→ Task brief
Nothing in the data should change when you return it, but leave the pictures out.

→ Recorded information
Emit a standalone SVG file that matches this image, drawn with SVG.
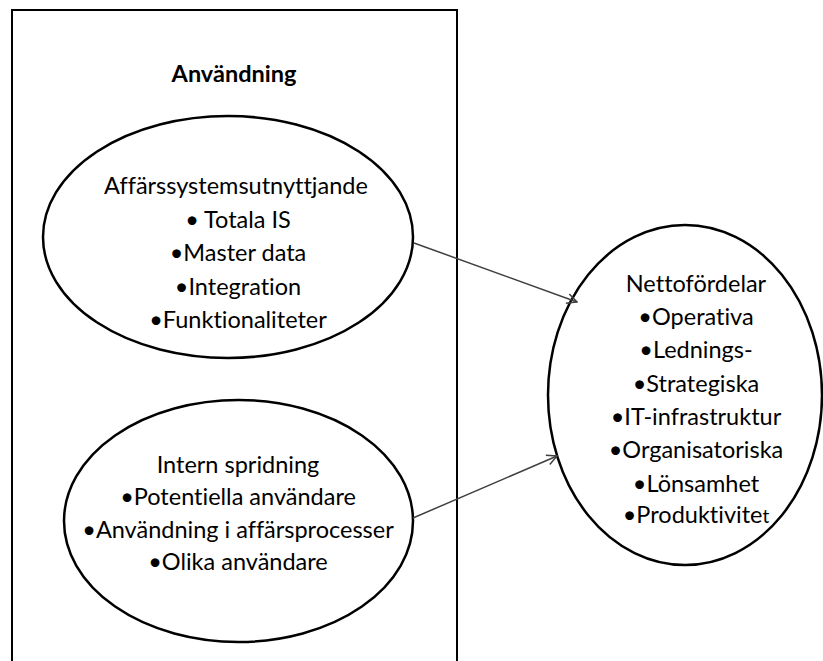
<svg xmlns="http://www.w3.org/2000/svg" width="823" height="661" viewBox="0 0 823 661">
  <style>
    .frame { fill: none; stroke: #000; stroke-width: 2; }
    .oval { fill: #fff; stroke: #000; stroke-width: 2.5; }
    .lbl { font-family: Lato, "Open Sans", "Liberation Sans", sans-serif; font-size: 23.5px; fill: #000; text-anchor: middle; font-variant-ligatures: none; font-feature-settings: "liga" 0, "dlig" 0; }
    .title { font-weight: bold; }
    .link { fill: none; stroke: #404040; stroke-width: 1.5; }
  </style>
  <defs>
    <marker id="open-arrow" viewBox="0 0 12 12" refX="11" refY="6" markerWidth="12" markerHeight="12" markerUnits="userSpaceOnUse" orient="auto">
      <path d="M1,1 L11,6 L1,11" fill="none" stroke="#404040" stroke-width="1.5"/>
    </marker>
  </defs>

  <rect width="823" height="661" fill="#fff"/>

  <!-- usage frame, open at the bottom edge -->
  <g id="anvandning">
    <path class="frame" d="M12,670 L12,10 L457,10 L457,670"/>
    <text class="lbl title" x="234" y="82">Användning</text>
  </g>

  <g id="affarssystem">
    <ellipse class="oval" cx="228" cy="237" rx="185" ry="121"/>
    <text class="lbl" x="236" y="194">Affärssystemsutnyttjande</text>
    <text class="lbl" x="238" y="228">• Totala IS</text>
    <text class="lbl" x="238" y="261">•Master data</text>
    <text class="lbl" x="238" y="295">•Integration</text>
    <text class="lbl" x="238" y="328">•Funktionaliteter</text>
  </g>

  <g id="intern-spridning">
    <ellipse class="oval" cx="238.5" cy="521" rx="174.5" ry="121"/>
    <text class="lbl" x="238" y="473">Intern spridning</text>
    <text class="lbl" x="238" y="505">•Potentiella användare</text>
    <text class="lbl" x="238" y="538">•Användning i affärsprocesser</text>
    <text class="lbl" x="238" y="570">•Olika användare</text>
  </g>

  <g id="nettofordelar">
    <ellipse class="oval" cx="685" cy="395" rx="137" ry="170"/>
    <text class="lbl" x="696" y="292">Nettofördelar</text>
    <text class="lbl" x="696" y="325">•Operativa</text>
    <text class="lbl" x="696" y="358">•Lednings-</text>
    <text class="lbl" x="696" y="392">•Strategiska</text>
    <text class="lbl" x="696" y="425">•IT-infrastruktur</text>
    <text class="lbl" x="696" y="458">•Organisatoriska</text>
    <text class="lbl" x="696" y="492">•Lönsamhet</text>
    <text class="lbl" x="696" y="523">•Produktivite<tspan font-size="19">t</tspan></text>
  </g>

  <g id="connectors">
    <line class="link" x1="414" y1="243" x2="577" y2="302" marker-end="url(#open-arrow)"/>
    <line class="link" x1="413" y1="518" x2="557" y2="456" marker-end="url(#open-arrow)"/>
  </g>
</svg>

→ Final result
Emit a standalone SVG file that matches this image, drawn with SVG.
<svg xmlns="http://www.w3.org/2000/svg" width="823" height="661" viewBox="0 0 823 661">
  <style>
    .frame { fill: none; stroke: #000; stroke-width: 2; }
    .oval { fill: #fff; stroke: #000; stroke-width: 2.5; }
    .lbl { font-family: Lato, "Open Sans", "Liberation Sans", sans-serif; font-size: 23.5px; fill: #000; text-anchor: middle; font-variant-ligatures: none; font-feature-settings: "liga" 0, "dlig" 0; }
    .title { font-weight: bold; }
    .link { fill: none; stroke: #404040; stroke-width: 1.5; }
  </style>
  <defs>
    <marker id="open-arrow" viewBox="0 0 12 12" refX="11" refY="6" markerWidth="12" markerHeight="12" markerUnits="userSpaceOnUse" orient="auto">
      <path d="M1,1 L11,6 L1,11" fill="none" stroke="#404040" stroke-width="1.5"/>
    </marker>
  </defs>

  <rect width="823" height="661" fill="#fff"/>

  <!-- usage frame, open at the bottom edge -->
  <g id="anvandning">
    <path class="frame" d="M12,670 L12,10 L457,10 L457,670"/>
    <text class="lbl title" x="234" y="82">Användning</text>
  </g>

  <g id="affarssystem">
    <ellipse class="oval" cx="228" cy="237" rx="185" ry="121"/>
    <text class="lbl" x="236" y="194">Affärssystemsutnyttjande</text>
    <text class="lbl" x="238" y="228">• Totala IS</text>
    <text class="lbl" x="238" y="261">•Master data</text>
    <text class="lbl" x="238" y="295">•Integration</text>
    <text class="lbl" x="238" y="328">•Funktionaliteter</text>
  </g>

  <g id="intern-spridning">
    <ellipse class="oval" cx="238.5" cy="521" rx="174.5" ry="121"/>
    <text class="lbl" x="238" y="473">Intern spridning</text>
    <text class="lbl" x="238" y="505">•Potentiella användare</text>
    <text class="lbl" x="238" y="538">•Användning i affärsprocesser</text>
    <text class="lbl" x="238" y="570">•Olika användare</text>
  </g>

  <g id="nettofordelar">
    <ellipse class="oval" cx="685" cy="395" rx="137" ry="170"/>
    <text class="lbl" x="696" y="292">Nettofördelar</text>
    <text class="lbl" x="696" y="325">•Operativa</text>
    <text class="lbl" x="696" y="358">•Lednings-</text>
    <text class="lbl" x="696" y="392">•Strategiska</text>
    <text class="lbl" x="696" y="425">•IT-infrastruktur</text>
    <text class="lbl" x="696" y="458">•Organisatoriska</text>
    <text class="lbl" x="696" y="492">•Lönsamhet</text>
    <text class="lbl" x="696" y="523">•Produktivite<tspan font-size="19">t</tspan></text>
  </g>

  <g id="connectors">
    <line class="link" x1="414" y1="243" x2="577" y2="302" marker-end="url(#open-arrow)"/>
    <line class="link" x1="413" y1="518" x2="557" y2="456" marker-end="url(#open-arrow)"/>
  </g>
</svg>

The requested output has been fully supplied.